In the Indian context, the sale of inherited property – land or jewellery to make ends meet announces ultimate financial ruin.

Telangana, in 2014, the year of its formation, had copious public assets, robust current income evidenced in a revenue surplus budget, and minimal encumbrances on its future, represented by a low debt of around 75,000 crores. It boasted of Hyderabad, a robust economic powerhouse and considerable revenue generator for the state.

When the Chief Minister and his relatives in the council of ministers proclaimed Telangana a “rich state,” no one had reason t doubt them and considered it self-evident.

While misfortune, sudden shocks from events out of control, lack of application, greed or foolishness can temporarily affect one’s financial situation, it takes incompetence of a monumental scale coupled with bullheadedness to drift into financial ruin over many years.
Nine years into the Bharat Rashtra Samithi (BRS) rule, the decline of the state’s financial health, year after year, leading to its total financial ruin – placing it on the precipice of bankruptcy, is obvious even to an ordinary observer. It all started with the inception of projects with highly inflated costs to create opportunities for wholesale corruption to satiate the greed for riches of those in power. Combined with an insatiable thirst for retaining power, reducing expenditure in other areas could never be a consideration.

With simple living within means ruled out, the BRS government resorted to immoral methods to shore up revenues. With no regard for people’s health, it went into overdrive to shore up tax revenues from the sale of liquor. State liquor sales quadrupled from around 10,000 crores in 2014 to about 40,000 annually today. With the state’s monopoly over liquor distribution and extremely high excise duties reaching 240% on some liquor categories, increasing liquor sales became a mission for the rulers. Illegal Belt Shops became a common feature in every nook and corner of the state, taking the Rule of Law as collateral damage. The state tops the country in inflation – an indirect and immoral regressive tax on the poor – because it imposes the highest VAT (Value Added Tax) on petrol and diesel.

With high tax rates alone not sufficing, the state government concurrently resorted to raising loans.

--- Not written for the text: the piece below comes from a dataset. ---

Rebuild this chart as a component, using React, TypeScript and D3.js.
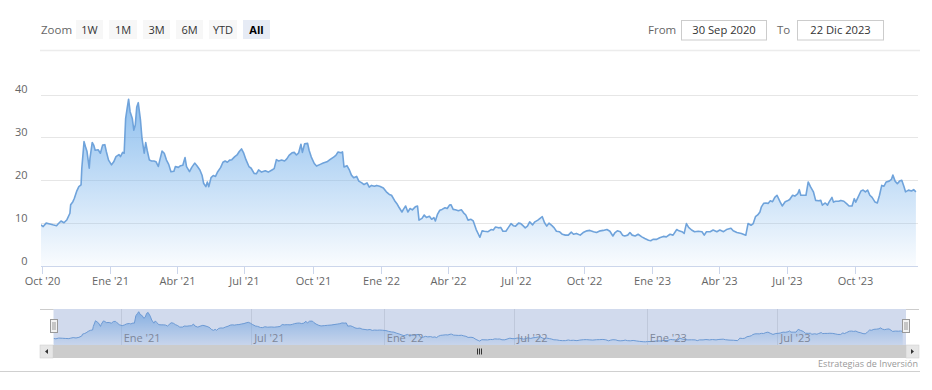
import React from 'react';
import * as d3 from 'd3';

const BASE_DATE = '2020-10-01';
// days after BASE_DATE for each sample
const dayOffsets = [
  -1, 2, 6, 11, 15, 20, 22, 26, 30, 34, 38, 39, 42, 44, 47, 50, 53, 54, 57, 59,
  61, 64, 65, 68, 70, 72, 76, 79, 82, 85, 87, 90, 94, 97, 100, 104, 106, 109, 111, 113,
  115, 117, 119, 122, 124, 126, 128, 130, 133, 135, 138, 140, 142, 145, 148, 151, 154, 157, 159, 162,
  165, 168, 171, 174, 178, 180, 184, 187, 190, 193, 195, 199, 202, 206, 209, 213, 216, 218, 221, 223,
  225, 228, 231, 234, 237, 241, 244, 247, 250, 253, 256, 260, 263, 266, 269, 272, 275, 279, 282, 286,
  289, 292, 296, 301, 305, 310, 313, 316, 319, 323, 327, 330, 333, 337, 340, 343, 346, 349, 351, 354,
  358, 360, 363, 367, 370, 375, 379, 384, 388, 393, 396, 399, 403, 405, 407, 411, 414, 417, 420, 424,
  427, 431, 434, 438, 441, 444, 448, 451, 455, 460, 464, 468, 471, 475, 478, 481, 485, 487, 490, 493,
  496, 499, 503, 506, 508, 512, 515, 518, 522, 525, 528, 530, 533, 536, 539, 543, 546, 549, 551, 554,
  557, 561, 565, 568, 571, 574, 578, 581, 585, 588, 590, 593, 596, 601, 605, 608, 611, 615, 618, 621,
  625, 628, 632, 635, 638, 642, 645, 648, 651, 654, 657, 661, 664, 668, 671, 674, 677, 680, 683, 687,
  690, 693, 697, 701, 705, 709, 713, 716, 720, 725, 729, 734, 738, 743, 747, 752, 756, 761, 765, 769,
  772, 775, 779, 782, 785, 789, 792, 795, 799, 803, 808, 812, 817, 820, 823, 828, 832, 837, 841, 846,
  850, 855, 858, 862, 865, 868, 871, 875, 879, 884, 889, 892, 895, 900, 904, 909, 913, 918, 922, 928,
  931, 936, 942, 948, 951, 955, 958, 961, 964, 967, 969, 972, 975, 978, 981, 984, 987, 990, 994, 997,
  1001, 1004, 1007, 1011, 1014, 1018, 1020, 1022, 1025, 1029, 1032, 1035, 1039, 1042, 1046, 1049, 1051, 1055, 1058, 1060,
  1064, 1066, 1069, 1073, 1076, 1080, 1084, 1087, 1091, 1094, 1096, 1099, 1103, 1106, 1109, 1112, 1115, 1118, 1122, 1125,
  1128, 1131, 1134, 1137, 1141, 1144, 1146, 1149, 1152, 1155, 1158, 1161, 1163, 1167, 1171, 1174, 1177,
];
const values = [
  9.6, 9.2, 10.0, 9.8, 9.6, 9.4, 9.8, 10.5, 10.1, 10.8, 12.3, 14.3, 15.0, 15.8, 17.4, 18.5, 18.9, 22.8, 29.0, 27.8,
  26.7, 22.8, 25.1, 28.8, 28.2, 27.0, 27.1, 26.3, 28.2, 28.3, 26.7, 24.7, 23.6, 24.3, 25.5, 26.0, 25.5, 26.5, 26.3, 34.4,
  36.7, 38.9, 36.0, 34.4, 31.7, 32.9, 37.1, 38.1, 34.0, 29.8, 26.3, 28.8, 27.0, 24.7, 24.5, 24.5, 24.3, 23.2, 24.7, 26.8,
  26.3, 24.7, 23.7, 22.0, 22.1, 23.2, 23.0, 23.4, 23.5, 25.3, 23.2, 22.0, 23.0, 24.0, 23.4, 22.4, 21.1, 19.3, 18.5, 19.6,
  18.5, 20.6, 21.1, 20.9, 22.0, 23.0, 24.2, 24.5, 24.2, 24.7, 24.8, 25.5, 25.9, 26.7, 27.3, 26.3, 24.8, 23.2, 22.8, 21.6,
  21.5, 22.4, 21.9, 22.2, 21.9, 22.4, 22.7, 24.8, 24.5, 24.7, 24.5, 25.0, 25.8, 26.4, 26.5, 25.9, 26.4, 28.4, 26.5, 28.5,
  28.6, 27.0, 25.4, 23.9, 23.3, 23.7, 24.0, 24.3, 24.8, 25.4, 25.8, 26.6, 26.4, 26.6, 23.1, 23.4, 22.5, 21.2, 20.6, 20.9,
  19.8, 19.4, 19.0, 19.4, 18.4, 18.8, 18.6, 18.8, 18.6, 18.2, 17.3, 16.7, 16.5, 15.3, 14.6, 13.7, 12.6, 13.2, 14.0, 12.6,
  13.4, 13.1, 13.8, 14.0, 10.7, 11.1, 11.9, 11.3, 11.6, 10.9, 11.3, 10.5, 12.1, 13.0, 13.2, 13.6, 13.4, 14.2, 14.3, 13.2,
  13.1, 12.9, 13.1, 12.4, 11.9, 10.7, 10.9, 10.5, 8.5, 7.4, 6.7, 8.2, 8.1, 8.0, 8.5, 8.4, 9.1, 8.9, 9.0, 8.1,
  8.1, 8.9, 9.9, 9.4, 9.3, 10.0, 9.9, 9.4, 8.9, 9.3, 10.3, 9.6, 10.3, 10.7, 11.1, 11.5, 10.1, 9.3, 10.0, 9.4,
  8.9, 8.1, 8.0, 7.4, 7.2, 7.2, 7.9, 7.4, 7.6, 7.2, 7.8, 8.2, 8.3, 8.0, 7.8, 8.2, 8.3, 8.5, 8.1, 7.0,
  7.8, 8.2, 8.0, 7.2, 7.0, 7.2, 7.8, 7.2, 7.0, 7.4, 6.8, 6.4, 6.0, 5.9, 6.2, 6.2, 6.6, 6.9, 6.8, 7.4,
  7.2, 8.5, 8.2, 8.0, 7.6, 9.9, 9.0, 8.4, 8.0, 8.1, 8.0, 7.2, 8.0, 8.0, 8.4, 8.0, 8.4, 8.0, 8.5, 8.8,
  8.2, 7.8, 7.6, 7.2, 9.9, 9.5, 9.9, 11.5, 11.9, 12.6, 13.8, 14.6, 14.7, 14.6, 15.2, 15.0, 16.0, 16.5, 15.0, 14.0,
  15.0, 15.2, 15.5, 16.5, 16.3, 16.9, 17.8, 16.5, 16.5, 16.5, 19.6, 18.5, 17.3, 15.3, 15.2, 15.3, 14.2, 14.7, 14.2, 14.9,
  16.0, 14.9, 15.1, 15.1, 15.3, 15.1, 14.5, 14.0, 14.0, 15.7, 14.9, 16.0, 17.5, 17.7, 17.3, 17.7, 16.5, 16.0, 14.9, 14.7,
  16.5, 18.8, 18.6, 19.6, 19.8, 20.2, 21.2, 19.8, 19.2, 19.8, 20.0, 18.5, 17.3, 17.7, 17.5, 17.8, 17.3,
];

const yTicks = [0, 10, 20, 30, 40];
const xTickDates = ['2020-10-01', '2021-01-01', '2021-04-01', '2021-07-01', '2021-10-01', '2022-01-01', '2022-04-01', '2022-07-01', '2022-10-01', '2023-01-01', '2023-04-01', '2023-07-01', '2023-10-01'];
const xTickLabels = ["Oct '20", "Ene '21", "Abr '21", "Jul '21", "Oct '21", "Ene '22", "Abr '22", "Jul '22", "Oct '22", "Ene '23", "Abr '23", "Jul '23", "Oct '23"];
const navTickDates = ['2021-01-01', '2021-07-01', '2022-01-01', '2022-07-01', '2023-01-01', '2023-07-01'];
const navTickLabels = ["Ene '21", "Jul '21", "Ene '22", "Jul '22", "Ene '23", "Jul '23"];
const zoomButtons = ['1W', '1M', '3M', '6M', 'YTD', 'All'];
const selectedButton = 'All';
const fromLabel = 'From';
const toLabel = 'To';
const fromDate = '30 Sep 2020';
const toDate = '22 Dic 2023';
const credits = 'Estrategias de Inversión';

const FONT = '"Open Sans", "Noto Sans", Arial, sans-serif';

export default function App() {
  const parse = d3.timeParse('%Y-%m-%d');
  const base = parse(BASE_DATE) as Date;
  const data = dayOffsets.map((d, i) => ({ date: d3.timeDay.offset(base, d), value: values[i] }));

  const plotL = 41, plotR = 918, plotTop = 55, plotBottom = 266;
  const x = d3.scaleTime().domain([parse('2020-10-01') as Date, parse('2023-10-01') as Date]).range([41.7, 855]);
  const y = d3.scaleLinear().domain([0, 40]).range([266, 94.5]);

  const area = d3.area<any>().x(d => x(d.date)).y0(y(0)).y1(d => y(d.value));
  const line = d3.line<any>().x(d => x(d.date)).y(d => y(d.value));

  // navigator
  const navTop = 309, navBottom = 345, navL = 40, navR = 919;
  const nx = d3.scaleTime().domain([parse('2020-10-01') as Date, parse('2023-10-01') as Date]).range([54.4, 843.6]);
  const ny = d3.scaleLinear().domain([0, 40]).range([347.2, 310.7]);
  const navArea = d3.area<any>().x(d => nx(d.date)).y0(navBottom).y1(d => ny(d.value));
  const navLine = d3.line<any>().x(d => nx(d.date)).y(d => ny(d.value));
  const maskL = 53.5, maskR = 906;

  const btnX = [76, 109, 143, 176, 209, 243];
  const btnW = [27, 28, 27, 27, 28, 27];

  return (
    <div style={{ position: 'absolute', left: 0, top: 0, width: 932, height: 390, background: '#fff' }}>
      <svg width={932} height={390} style={{ display: 'block', fontFamily: FONT }}>
        <defs>
          <linearGradient id="areaGrad" x1="0" y1="0" x2="0" y2="1">
            <stop offset="0" stopColor="#7cb5ec" stopOpacity={0.85} />
            <stop offset="1" stopColor="#7cb5ec" stopOpacity={0.04} />
          </linearGradient>
          <linearGradient id="navGrad" x1="0" y1="0" x2="0" y2="1">
            <stop offset="0" stopColor="#7cb5ec" stopOpacity={0.8} />
            <stop offset="1" stopColor="#7cb5ec" stopOpacity={0.1} />
          </linearGradient>
          <clipPath id="plotClip"><rect x={plotL} y={plotTop} width={plotR - plotL} height={plotBottom - plotTop + 1} /></clipPath>
          <clipPath id="navClip"><rect x={maskL} y={navTop} width={maskR - maskL} height={navBottom - navTop} /></clipPath>
        </defs>
        <rect x={0} y={0} width={932} height={390} fill="#fff" />

        {/* range selector */}
        <text x={41} y={34} fontSize={11.5} fill="#666">Zoom</text>
        {zoomButtons.map((b, i) => (
          <g key={b}>
            <rect x={btnX[i]} y={20} width={btnW[i]} height={19} fill={b === selectedButton ? '#e6ebf5' : '#f7f7f7'} />
            <text x={btnX[i] + btnW[i] / 2} y={33.5} textAnchor="middle" fontSize={11} fill={b === selectedButton ? '#000' : '#333'} fontWeight={b === selectedButton ? 'bold' : 'normal'}>{b}</text>
          </g>
        ))}
        <text x={648} y={34} fontSize={11.5} fill="#666">{fromLabel}</text>
        <rect x={681.5} y={20.5} width={85} height={19.5} fill="#fff" stroke="#cccccc" />
        <text x={724} y={34} textAnchor="middle" fontSize={11.2} fill="#333">{fromDate}</text>
        <text x={777} y={34} fontSize={11.5} fill="#666">{toLabel}</text>
        <rect x={797.5} y={20.5} width={86} height={19.5} fill="#fff" stroke="#cccccc" />
        <text x={840.5} y={34} textAnchor="middle" fontSize={11.2} fill="#333">{toDate}</text>
        <line x1={40} x2={920} y1={50.5} y2={50.5} stroke="#ececec" strokeWidth={1.5} />

        {/* grid */}
        {yTicks.filter(t => t > 0).map(t => (
          <line key={t} x1={plotL} x2={plotR} y1={Math.round(y(t)) + 0.5} y2={Math.round(y(t)) + 0.5} stroke="#e6e6e6" />
        ))}
        {yTicks.map(t => (
          <text key={'l' + t} x={27.5} y={y(t) - 1.5} textAnchor="end" fontSize={11} fill="#666">{t}</text>
        ))}

        {/* series */}
        <g clipPath="url(#plotClip)">
          <path d={area(data) as string} fill="url(#areaGrad)" />
          <path d={line(data) as string} fill="none" stroke="#6fa3db" strokeWidth={1.6} strokeLinejoin="round" />
        </g>

        {/* x axis */}
        <line x1={plotL} x2={plotR} y1={266.5} y2={266.5} stroke="#ccd6eb" />
        {xTickDates.map((d, i) => {
          const px = Math.round(x(parse(d) as Date)) + 0.5;
          return (
            <g key={d}>
              <line x1={px} x2={px} y1={266.5} y2={274} stroke="#ccd6eb" />
              <text x={px} y={285} textAnchor="middle" fontSize={11} fill="#666">{xTickLabels[i]}</text>
            </g>
          );
        })}

        {/* navigator */}
        <line x1={navL} x2={maskL} y1={navTop + 0.5} y2={navTop + 0.5} stroke="#cccccc" />
        <line x1={maskR} x2={navR} y1={navTop + 0.5} y2={navTop + 0.5} stroke="#cccccc" />
        {navTickDates.map(d => {
          const px = Math.round(nx(parse(d) as Date)) + 0.5;
          return <line key={d} x1={px} x2={px} y1={navTop} y2={navBottom} stroke="#e6e6e6" />;
        })}
        <g clipPath="url(#navClip)">
          <path d={navArea(data) as string} fill="url(#navGrad)" />
          <path d={navLine(data) as string} fill="none" stroke="#6fa3db" strokeWidth={1} />
        </g>
        {navTickDates.map((d, i) => {
          const px = nx(parse(d) as Date);
          return <text key={'n' + d} x={px + 3} y={342} fontSize={11} fill="#888">{navTickLabels[i]}</text>;
        })}
        <rect x={maskL} y={navTop} width={maskR - maskL} height={navBottom - navTop} fill="rgba(102,133,194,0.3)" />
        {/* handles */}
        {[maskL, maskR].map((hx, i) => (
          <g key={'h' + i}>
            <rect x={Math.round(hx) - 3.5} y={319.5} width={7} height={13} fill="#f2f2f2" stroke="#999999" />
            <line x1={Math.round(hx) - 1} x2={Math.round(hx) - 1} y1={322} y2={330} stroke="#999" />
            <line x1={Math.round(hx) + 1} x2={Math.round(hx) + 1} y1={322} y2={330} stroke="#999" />
          </g>
        ))}

        {/* scrollbar */}
        <rect x={navL} y={345} width={navR - navL} height={13} fill="#f2f2f2" />
        <rect x={navL + 13} y={345} width={navR - navL - 26} height={13} fill="#cccccc" />
        <rect x={navL} y={345} width={13} height={13} fill="#e6e6e6" stroke="#cccccc" strokeWidth={0.5} />
        <rect x={navR - 13} y={345} width={13} height={13} fill="#e6e6e6" stroke="#cccccc" strokeWidth={0.5} />
        <path d={`M${navL + 5},351.5 L${navL + 8},349 L${navL + 8},354 Z`} fill="#333" />
        <path d={`M${navR - 5},351.5 L${navR - 8},349 L${navR - 8},354 Z`} fill="#333" />
        {[-2, 0, 2].map(o => (
          <line key={o} x1={479.5 + o} x2={479.5 + o} y1={348.5} y2={354.5} stroke="#333" />
        ))}

        <text x={918} y={367} textAnchor="end" fontSize={9} fill="#999">{credits}</text>
        <line x1={0} x2={920} y1={371.5} y2={371.5} stroke="#d0d0d0" />
      </svg>
    </div>
  );
}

The state’s annual budgetary borrowings have risen since its formation, with this year’s budget pegging net borrowings at 46,318 crores.

The government would have resorted to even higher borrowings without the FRBM rules (Fiscal Responsibility and Budget Management Act), which limits states’ borrowings to a percentage of its GDP. Even on the borrowings front, the government, true to its nature, resorted to immorality. It exploited an FRBM loophole until the Reserve Bank plugged it to raise off-the-books loans through Corporations created specifically for raising loans. Adding the dues it owes to PSUs in the state, the government’s total debt multiplied over seven times in the past nine to cross five lakh crores.

The story of Telangana’s government finances continues beyond liquor and loans. Even after quadrupling liquor revenues and raising unprecedented amounts of loans, the state still cannot pay its employees’ salaries on time. Forget fulfilling its grand promises for coming into power twice; the government coffers lack money to pay for even kids’ mid-day meals.

With elections approaching fast and coming clean with the people against its character, the BRS government kickstarted the final step to total financial ruin. While claiming the government had no land to give landless Dalits for agriculture or build two-bedroom houses for the poor, it started auctioning lands – ancestral property it inherited, earning thousands of crores in the ongoing process.

It’s not that the BRS party and its leaders do not understand the perfidy they are committing. The CM’s son and current IT Minister, Taraka Ramarao, had protested similar sales by the previous government and condemned the government for becoming a “real estate business”. The financial ruin of the state is an outcome of the monumental inefficiency of our rulers, matched only by their deception wrapped in arrogance.